Directions for this task: Take the lines from the top down to and including the one with "fig = go.Figure()" and repeat them exactly. Omit images.

— Begin Recorded information —

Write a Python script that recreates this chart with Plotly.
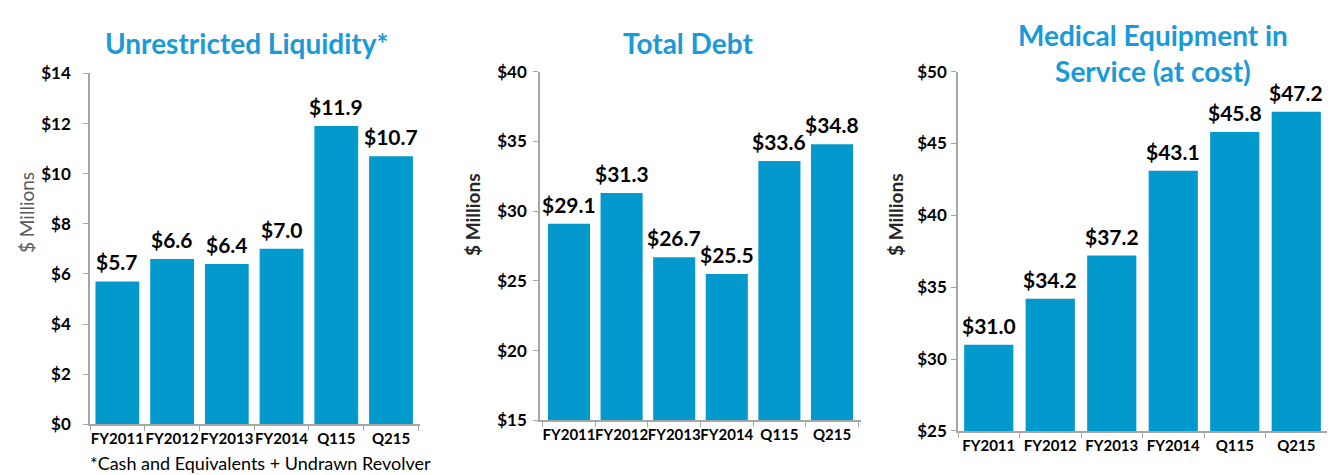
import plotly.graph_objects as go

categories = ["FY2011", "FY2012", "FY2013", "FY2014", "Q115", "Q215"]

liquidity = [5.7, 6.6, 6.4, 7.0, 11.9, 10.7]
total_debt = [29.1, 31.3, 26.7, 25.5, 33.6, 34.8]
equipment = [31.0, 34.2, 37.2, 43.1, 45.8, 47.2]

liquidity_ticks = [0, 2, 4, 6, 8, 10, 12, 14]
debt_ticks = [15, 20, 25, 30, 35, 40]
equipment_ticks = [25, 30, 35, 40, 45, 50]

BAR = "#0399CC"
TITLE = "#1A9AD6"
FONT = "Lato, Open Sans, sans-serif"

W, H = 1339, 475

panels = [
    # values, ticks, range, x px, y px (top, bottom), label standoff
    (liquidity, liquidity_ticks, [0, 14], (82, 412), (57, 424), 9),
    (total_debt, debt_ticks, [15, 40], (532, 853), (55, 420), 3),
    (equipment, equipment_ticks, [25, 50], (950, 1319), (55, 431), 1),
]

fig = go.Figure()

for i, (vals, ticks, rng, (x0, x1), (yt, yb), standoff) in enumerate(panels, start=1):
    xa = "x" if i == 1 else f"x{i}"
    ya = "y" if i == 1 else f"y{i}"
    fig.add_trace(go.Bar(
        x=categories, y=vals, xaxis=xa, yaxis=ya,
        marker_color=BAR, marker_line_width=0,
        showlegend=False, hovertemplate="%{x}: $%{y:.1f}M<extra></extra>",
    ))
    # value labels above the bars (annotations so they don't get shrunk to bar width)
    for c, v in zip(categories, vals):
        fig.add_annotation(x=c, y=v, xref=xa, yref=ya, text=f"<b>${v:.1f}</b>",
                           showarrow=False, yanchor="bottom", yshift=5,
                           font=dict(family=FONT, size=21, color="black"))
    axkey = "" if i == 1 else str(i)
    fig.update_layout(**{
        f"xaxis{axkey}": dict(
            domain=[x0 / W, x1 / W], anchor=ya, type="category",
            showline=True, linecolor="#A6A6A6", linewidth=1.5,
            ticks="outside", tickson="boundaries", ticklen=5, tickcolor="#A6A6A6",
            tickangle=0,
            tickfont=dict(family=FONT, size=15, color="black", weight="bold"),
            showgrid=False, fixedrange=True,
        ),
        f"yaxis{axkey}": dict(
            domain=[1 - yb / H, 1 - yt / H], anchor=xa, range=rng,
            tickvals=ticks, ticktext=[f"${t}" for t in ticks],
            showline=True, linecolor="#A6A6A6", linewidth=1.5,
            ticks="outside", ticklen=5, tickcolor="#A6A6A6", ticklabelstandoff=standoff,
            tickfont=dict(family=FONT, size=17, color="black", weight="bold"),
            showgrid=False, zeroline=False,
        ),
    })

titles = [
    ("Unrestricted Liquidity*", 238, 25),
    ("Total Debt", 680, 25),
    ("Medical Equipment in<br>Service (at cost)", 1145, 36),
]
for text, x, y in titles:
    fig.add_annotation(text=f"<b>{text}</b>", x=x / W, y=1 - y / H, xref="paper", yref="paper",
                       showarrow=False, xanchor="center", yanchor="middle",
                       font=dict(family=FONT, size=28, color=TITLE))

ylabels = [(18, 203, "#595959", False), (465, 205, "#262626", True), (888, 205, "#262626", True)]
for x, y, col, bold in ylabels:
    t = "<b>$ Millions</b>" if bold else "$ Millions"
    fig.add_annotation(text=t, x=x / W, y=1 - y / H, xref="paper", yref="paper",
                       showarrow=False, textangle=-90, xanchor="center", yanchor="middle",
                       font=dict(family=FONT, size=19, color=col))

fig.add_annotation(text="*Cash and Equivalents + Undrawn Revolver", x=80 / W, y=1 - 465 / H,
                   xref="paper", yref="paper", showarrow=False, xanchor="left", yanchor="middle",
                   font=dict(family=FONT, size=18, color="black"))

fig.update_layout(
    width=W, height=H, margin=dict(l=0, r=0, t=0, b=0),
    paper_bgcolor="white", plot_bgcolor="white",
    bargap=0.2, font=dict(family=FONT),
)

fig.write_html("out.html")
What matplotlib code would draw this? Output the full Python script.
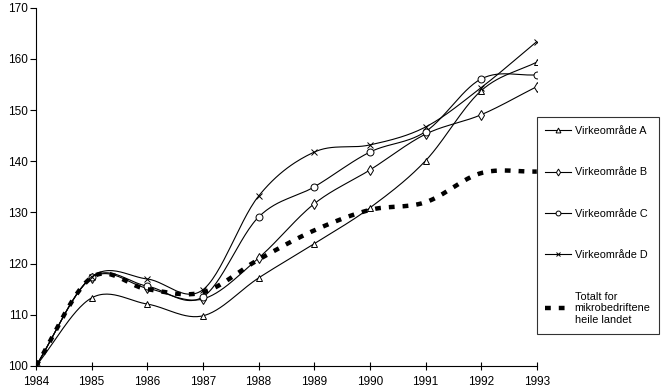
import numpy as np
import matplotlib.pyplot as plt

years = [1984, 1985, 1986, 1987, 1988, 1989, 1990, 1991, 1992, 1993]
omr_a = [100, 113.3, 112.1, 109.8, 117.2, 123.9, 130.9, 140.1, 153.8, 159.4]
omr_b = [100, 117.2, 115.2, 113.1, 121.1, 131.7, 138.3, 145.3, 149.1, 154.6]
omr_c = [100, 117.3, 115.6, 113.5, 129.1, 135.0, 141.8, 145.8, 156.1, 156.9]
omr_d = [100, 117.4, 117.0, 114.9, 133.2, 141.8, 143.2, 146.7, 154.4, 163.4]
totalt = [100, 117.3, 115.0, 114.4, 120.8, 126.5, 130.5, 132.0, 137.7, 138.0]
labels = ['Virkeområde A', 'Virkeområde B', 'Virkeområde C', 'Virkeområde D',
          'Totalt for\nmikrobedriftene\nheile landet']


def smooth(x, y, n=30):
    # catmull-rom through the points, for the curved look of the original
    x = np.asarray(x, float)
    y = np.asarray(y, float)
    px = np.concatenate([[2 * x[0] - x[1]], x, [2 * x[-1] - x[-2]]])
    py = np.concatenate([[2 * y[0] - y[1]], y, [2 * y[-1] - y[-2]]])
    xs, ys = [], []
    t = np.linspace(0, 1, n)
    for i in range(1, len(px) - 2):
        for p, out in ((px, xs), (py, ys)):
            p0, p1, p2, p3 = p[i - 1], p[i], p[i + 1], p[i + 2]
            out.extend(0.5 * (2 * p1 + (-p0 + p2) * t
                              + (2 * p0 - 5 * p1 + 4 * p2 - p3) * t ** 2
                              + (-p0 + 3 * p1 - 3 * p2 + p3) * t ** 3))
    return xs, ys


plt.rcParams['font.family'] = ['Liberation Sans', 'DejaVu Sans']
plt.rcParams['font.size'] = 8.5

fig = plt.figure(figsize=(6.66, 3.91), dpi=100)
ax = fig.add_axes([0.054, 0.064, 0.752, 0.916])

handles = []
for vals, mk in zip([omr_a, omr_b, omr_c, omr_d], ['^', 'd', 'o', 'x']):
    sx, sy = smooth(years, vals)
    ax.plot(sx, sy, color='black', lw=0.8)
    ax.plot(years, vals, ls='none', marker=mk, ms=5 if mk != 'x' else 4,
            mfc='white', mec='black', mew=0.7)
    h, = ax.plot([], [], color='black', lw=0.8, marker=mk, ms=3.5,
                 mfc='white', mec='black', mew=0.7)
    handles.append(h)

sx, sy = smooth(years, totalt)
h, = ax.plot(sx, sy, color='black', lw=3.2, ls=(0, (1.3, 1.8)))
handles.append(h)

ax.set_xlim(1984, 1993)
ax.set_ylim(100, 170)
ax.set_xticks(years)
ax.set_yticks(range(100, 171, 10))
ax.spines['top'].set_visible(False)
ax.spines['right'].set_visible(False)
ax.tick_params(axis='x', direction='inout', length=6, width=0.8, pad=4)
ax.tick_params(axis='y', direction='out', length=4, width=0.8, pad=2)

leg = fig.legend(handles, labels, loc='upper left', fontsize=7.8,
                 bbox_to_anchor=(0.806, 0.70), frameon=True, fancybox=False,
                 edgecolor='black', handlelength=2.4, labelspacing=2.9,
                 borderpad=0.8, handletextpad=0.3, borderaxespad=0)
leg.get_frame().set_linewidth(0.8)

fig.savefig('out.png', dpi=100)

— End Recorded information —

Problem solution:
Write a Python script that recreates this chart with Plotly.
import plotly.graph_objects as go

categories = ["FY2011", "FY2012", "FY2013", "FY2014", "Q115", "Q215"]

liquidity = [5.7, 6.6, 6.4, 7.0, 11.9, 10.7]
total_debt = [29.1, 31.3, 26.7, 25.5, 33.6, 34.8]
equipment = [31.0, 34.2, 37.2, 43.1, 45.8, 47.2]

liquidity_ticks = [0, 2, 4, 6, 8, 10, 12, 14]
debt_ticks = [15, 20, 25, 30, 35, 40]
equipment_ticks = [25, 30, 35, 40, 45, 50]

BAR = "#0399CC"
TITLE = "#1A9AD6"
FONT = "Lato, Open Sans, sans-serif"

W, H = 1339, 475

panels = [
    # values, ticks, range, x px, y px (top, bottom), label standoff
    (liquidity, liquidity_ticks, [0, 14], (82, 412), (57, 424), 9),
    (total_debt, debt_ticks, [15, 40], (532, 853), (55, 420), 3),
    (equipment, equipment_ticks, [25, 50], (950, 1319), (55, 431), 1),
]

fig = go.Figure()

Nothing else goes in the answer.